A recent report published by the Restaurant Opportunities Center focused on payroll cards inside Darden Restaurants, the owner of America’s largest restaurant chains, and found that 76 percent of employees “reported having to pay fees to access their wages at the ATM,” 63 percent reported “that they were not told about all of the fees associated with the card before it was issues to them,” and 23 percent reported “not being given instructions on to use the Darden Card.” Employees faced a number of fees associated with the Darden Card and reported the following fees: $1.75 for out of network ATM withdrawals, $0.75 for an out of network balance inquiry, $2.00 card to card transfer fees, a $0.99 bill payment fee and a $10.00 replacement card fee.
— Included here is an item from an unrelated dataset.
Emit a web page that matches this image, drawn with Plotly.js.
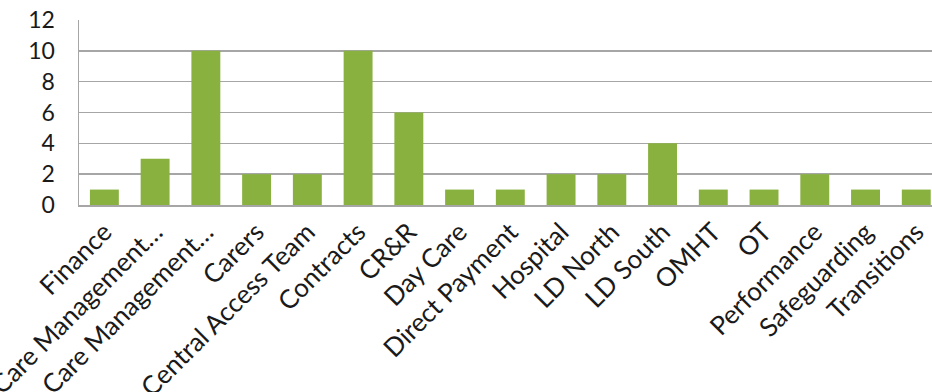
<!DOCTYPE html>
<html><head><meta charset="utf-8">
<script src="https://cdn.plot.ly/plotly-3.0.1.min.js"></script>
<style>body{margin:0;background:#fff}#c{width:932px;height:392px}</style>
</head><body><div id="c"></div>
<script>
const categories = ["Finance","Care Management\u2026","Care Management\u2026","Carers","Central Access Team","Contracts","CR&R","Day Care","Direct Payment","Hospital","LD North","LD South","OMHT","OT","Performance","Safeguarding","Transitions"];
const values = [1,3,10,2,2,10,6,1,1,2,2,4,1,1,2,1,1];
const yTicks = [0,2,4,6,8,10,12];
const positions = categories.map((_, i) => i);

const trace = {
  type: 'bar', x: positions, y: values,
  marker: {color: '#89b13f', line: {width: 0}},
  hoverinfo: 'skip'
};
const layout = {
  width: 932, height: 392,
  margin: {l: 79, r: 0, t: 20, b: 187},
  paper_bgcolor: '#fff', plot_bgcolor: '#fff',
  bargap: 0.43, showlegend: false,
  font: {family: 'Lato, sans-serif', color: '#1a1a1a'},
  xaxis: {
    range: [-0.5, 16.31], tickvals: positions, ticktext: categories,
    tickangle: -45, tickfont: {size: 26}, showgrid: false, zeroline: false,
    ticklabeloverflow: 'allow',
    showline: true, linecolor: '#a6a6a6', linewidth: 1.5, ticks: '', fixedrange: true
  },
  yaxis: {
    range: [0, 12], tickvals: yTicks, tickfont: {size: 23},
    showgrid: true, gridcolor: '#a6a6a6', gridwidth: 1.5, zeroline: false,
    showline: true, linecolor: '#a6a6a6', linewidth: 1.5, ticks: '', ticklabelstandoff: 18
  }
};
Plotly.newPlot('c', [trace], layout, {displayModeBar: false, staticPlot: true});
</script></body></html>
Senate Bill 1265’s current language guarantees employees one fee free ATM withdrawal per pay-period that is below or equal to their previous pay. Payroll card advocates see this as a way for employees to withdrawal money and have it was walking around cash or deposit it into a bank account. The bill would not require employers to distribute pamphlets to employees explaining the fees associated with the bill, which is what New York’s Attorney General has been advocating. It leaves employees having to read the fine print provided by the banks, and it does not protect employees from the other fees payroll card companies already charge.
Card companies may even have a way around one of the only protections the legislation offers to employees. ROC’s report on Darden Restaurants pointed out that it would take some employees multiple days to withdrawal their paycheck because of daily withdrawal limits. This leaves a loophole for card companies to exploit payroll card holders because the senate bill only guarantees an employee one withdrawal per pay period.
If this legislation is a sign of the changing times, the legislature must take serious actions to make sure workers are not going to be hit up with fees, but in its current form, this bill shifts the costs of the employer doing business on the backs of the employees, who will then be charged a numerous fees for using these cards.